### [Instruction]
Transcribe the listing verbatim. Do not carry over any pictures.

### [Data shown]

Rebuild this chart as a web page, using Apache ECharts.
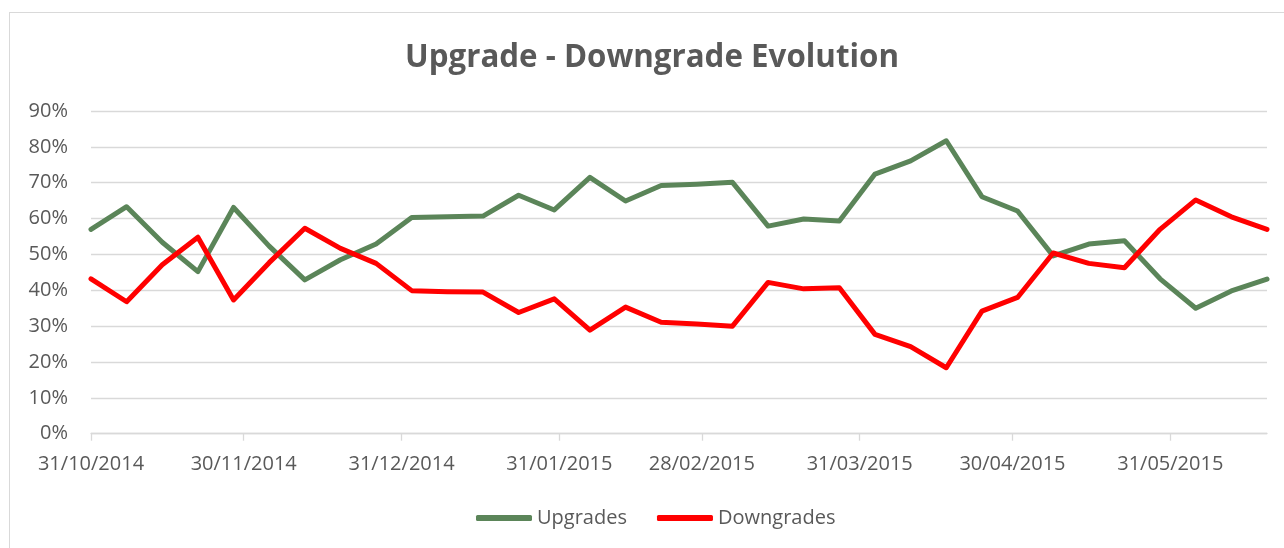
<!DOCTYPE html>
<html>
<head>
<meta charset="utf-8">
<script src="https://cdn.jsdelivr.net/npm/echarts@6/dist/echarts.min.js"></script>
<style>
  html, body { margin: 0; padding: 0; background: #fff; }
  #frame { position: absolute; left: 9px; top: 12px; width: 1400px; height: 700px; border: 1px solid #D9D9D9; box-sizing: border-box; }
  #chart { position: absolute; left: 0; top: 0; width: 1284px; height: 548px; }
</style>
</head>
<body>
<div id="frame"></div>
<div id="chart"></div>
<script>
const dates = ['2014-10-31','2014-11-07','2014-11-14','2014-11-21','2014-11-28','2014-12-05','2014-12-12','2014-12-19','2014-12-26',
  '2015-01-02','2015-01-09','2015-01-16','2015-01-23','2015-01-30','2015-02-06','2015-02-13','2015-02-20','2015-02-27',
  '2015-03-06','2015-03-13','2015-03-20','2015-03-27','2015-04-03','2015-04-10','2015-04-17','2015-04-24',
  '2015-05-01','2015-05-08','2015-05-15','2015-05-22','2015-05-29','2015-06-05','2015-06-12','2015-06-19'];
const upgrades = [57.0, 63.3, 53.4, 45.2, 63.1, 52.3, 42.9, 48.5, 52.9, 60.3, 60.5, 60.7, 66.5, 62.4, 71.5, 64.9, 69.2,
  69.6, 70.1, 57.9, 59.9, 59.3, 72.4, 76.1, 81.7, 66.1, 62.1, 49.6, 52.9, 53.8, 43.2, 35.0, 39.8, 43.1];
const downgrades = [43.2, 36.8, 47.1, 54.8, 37.3, 47.7, 57.3, 51.7, 47.5, 39.9, 39.6, 39.5, 33.8, 37.6, 28.9, 35.3, 31.1,
  30.6, 30.0, 42.2, 40.4, 40.7, 27.7, 24.3, 18.4, 34.2, 38.0, 50.4, 47.5, 46.3, 57.0, 65.2, 60.5, 57.0];
const tickDates = ['2014-10-31','2014-11-30','2014-12-31','2015-01-31','2015-02-28','2015-03-31','2015-04-30','2015-05-31'];

function ts(s) { const p = s.split('-').map(Number); return new Date(p[0], p[1] - 1, p[2]).getTime(); }
function pad(n) { return (n < 10 ? '0' : '') + n; }
const tickTs = tickDates.map(ts);
const FONT = '"Open Sans", sans-serif';
const TXT = '#595959';

const chart = echarts.init(document.getElementById('chart'));
chart.setOption({
  animation: false,
  backgroundColor: 'transparent',
  title: {
    text: 'Upgrade - Downgrade Evolution',
    left: 652, textAlign: 'center', top: 43, padding: 0,
    textStyle: { fontFamily: FONT, fontSize: 31.3, fontWeight: 'bold', color: TXT }
  },
  grid: { left: 91, right: 17, top: 111, bottom: 114.3 },
  xAxis: {
    type: 'value',
    scale: true,
    min: ts(dates[0]), max: ts(dates[dates.length - 1]),
    axisLine: { show: true, lineStyle: { color: '#D9D9D9', width: 1.3 } },
    axisTick: { show: true, length: 7, customValues: tickTs, lineStyle: { color: '#D9D9D9', width: 1.3 } },
    splitLine: { show: false },
    axisLabel: {
      customValues: tickTs,
      margin: 21,
      fontFamily: FONT, fontSize: 20, color: TXT,
      formatter: function (v) { const d = new Date(v); return pad(d.getDate()) + '/' + pad(d.getMonth() + 1) + '/' + d.getFullYear(); }
    }
  },
  yAxis: {
    type: 'value', min: 0, max: 90, interval: 10,
    axisLine: { show: false }, axisTick: { show: false },
    splitLine: { lineStyle: { color: '#D9D9D9', width: 1.3 } },
    axisLabel: { formatter: '{value}%', margin: 23, fontFamily: FONT, fontSize: 20, color: TXT }
  },
  legend: {
    top: 508, left: 476, padding: 0,
    icon: 'roundRect', itemWidth: 56, itemHeight: 6, itemGap: 30,
    textStyle: { fontFamily: FONT, fontSize: 20, color: TXT },
    data: ['Upgrades', 'Downgrades']
  },
  series: [
    { name: 'Upgrades', type: 'line', symbol: 'none', color: '#5B8559',
      lineStyle: { width: 5, color: '#5B8559', cap: 'round', join: 'round' },
      data: dates.map((d, i) => [ts(d), upgrades[i]]) },
    { name: 'Downgrades', type: 'line', symbol: 'none', color: '#FF0000',
      lineStyle: { width: 5, color: '#FF0000', cap: 'round', join: 'round' },
      data: dates.map((d, i) => [ts(d), downgrades[i]]) }
  ]
});
</script>
</body>
</html>
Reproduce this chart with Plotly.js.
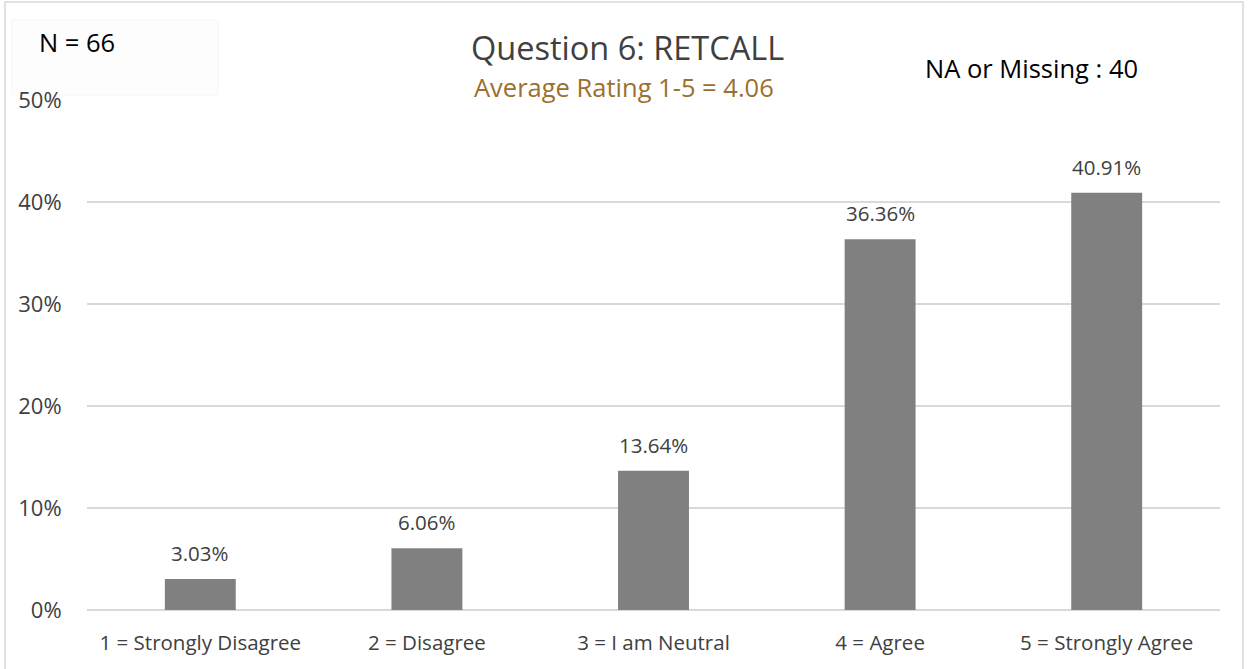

### [Finished task]
Rebuild this chart as a web page, using Apache ECharts.
<!DOCTYPE html>
<html>
<head>
<meta charset="utf-8">
<script src="https://cdn.jsdelivr.net/npm/echarts@6/dist/echarts.min.js"></script>
<style>
  html, body { margin: 0; padding: 0; background: #fff; }
  #frame { position: absolute; left: 9px; top: 12px; width: 1400px; height: 700px; border: 1px solid #D9D9D9; box-sizing: border-box; }
  #chart { position: absolute; left: 0; top: 0; width: 1284px; height: 548px; }
</style>
</head>
<body>
<div id="frame"></div>
<div id="chart"></div>
<script>
const dates = ['2014-10-31','2014-11-07','2014-11-14','2014-11-21','2014-11-28','2014-12-05','2014-12-12','2014-12-19','2014-12-26',
  '2015-01-02','2015-01-09','2015-01-16','2015-01-23','2015-01-30','2015-02-06','2015-02-13','2015-02-20','2015-02-27',
  '2015-03-06','2015-03-13','2015-03-20','2015-03-27','2015-04-03','2015-04-10','2015-04-17','2015-04-24',
  '2015-05-01','2015-05-08','2015-05-15','2015-05-22','2015-05-29','2015-06-05','2015-06-12','2015-06-19'];
const upgrades = [57.0, 63.3, 53.4, 45.2, 63.1, 52.3, 42.9, 48.5, 52.9, 60.3, 60.5, 60.7, 66.5, 62.4, 71.5, 64.9, 69.2,
  69.6, 70.1, 57.9, 59.9, 59.3, 72.4, 76.1, 81.7, 66.1, 62.1, 49.6, 52.9, 53.8, 43.2, 35.0, 39.8, 43.1];
const downgrades = [43.2, 36.8, 47.1, 54.8, 37.3, 47.7, 57.3, 51.7, 47.5, 39.9, 39.6, 39.5, 33.8, 37.6, 28.9, 35.3, 31.1,
  30.6, 30.0, 42.2, 40.4, 40.7, 27.7, 24.3, 18.4, 34.2, 38.0, 50.4, 47.5, 46.3, 57.0, 65.2, 60.5, 57.0];
const tickDates = ['2014-10-31','2014-11-30','2014-12-31','2015-01-31','2015-02-28','2015-03-31','2015-04-30','2015-05-31'];

function ts(s) { const p = s.split('-').map(Number); return new Date(p[0], p[1] - 1, p[2]).getTime(); }
function pad(n) { return (n < 10 ? '0' : '') + n; }
const tickTs = tickDates.map(ts);
const FONT = '"Open Sans", sans-serif';
const TXT = '#595959';

const chart = echarts.init(document.getElementById('chart'));
chart.setOption({
  animation: false,
  backgroundColor: 'transparent',
  title: {
    text: 'Upgrade - Downgrade Evolution',
    left: 652, textAlign: 'center', top: 43, padding: 0,
    textStyle: { fontFamily: FONT, fontSize: 31.3, fontWeight: 'bold', color: TXT }
  },
  grid: { left: 91, right: 17, top: 111, bottom: 114.3 },
  xAxis: {
    type: 'value',
    scale: true,
    min: ts(dates[0]), max: ts(dates[dates.length - 1]),
    axisLine: { show: true, lineStyle: { color: '#D9D9D9', width: 1.3 } },
    axisTick: { show: true, length: 7, customValues: tickTs, lineStyle: { color: '#D9D9D9', width: 1.3 } },
    splitLine: { show: false },
    axisLabel: {
      customValues: tickTs,
      margin: 21,
      fontFamily: FONT, fontSize: 20, color: TXT,
      formatter: function (v) { const d = new Date(v); return pad(d.getDate()) + '/' + pad(d.getMonth() + 1) + '/' + d.getFullYear(); }
    }
  },
  yAxis: {
    type: 'value', min: 0, max: 90, interval: 10,
    axisLine: { show: false }, axisTick: { show: false },
    splitLine: { lineStyle: { color: '#D9D9D9', width: 1.3 } },
    axisLabel: { formatter: '{value}%', margin: 23, fontFamily: FONT, fontSize: 20, color: TXT }
  },
  legend: {
    top: 508, left: 476, padding: 0,
    icon: 'roundRect', itemWidth: 56, itemHeight: 6, itemGap: 30,
    textStyle: { fontFamily: FONT, fontSize: 20, color: TXT },
    data: ['Upgrades', 'Downgrades']
  },
  series: [
    { name: 'Upgrades', type: 'line', symbol: 'none', color: '#5B8559',
      lineStyle: { width: 5, color: '#5B8559', cap: 'round', join: 'round' },
      data: dates.map((d, i) => [ts(d), upgrades[i]]) },
    { name: 'Downgrades', type: 'line', symbol: 'none', color: '#FF0000',
      lineStyle: { width: 5, color: '#FF0000', cap: 'round', join: 'round' },
      data: dates.map((d, i) => [ts(d), downgrades[i]]) }
  ]
});
</script>
</body>
</html>
Reproduce this chart with Plotly.js.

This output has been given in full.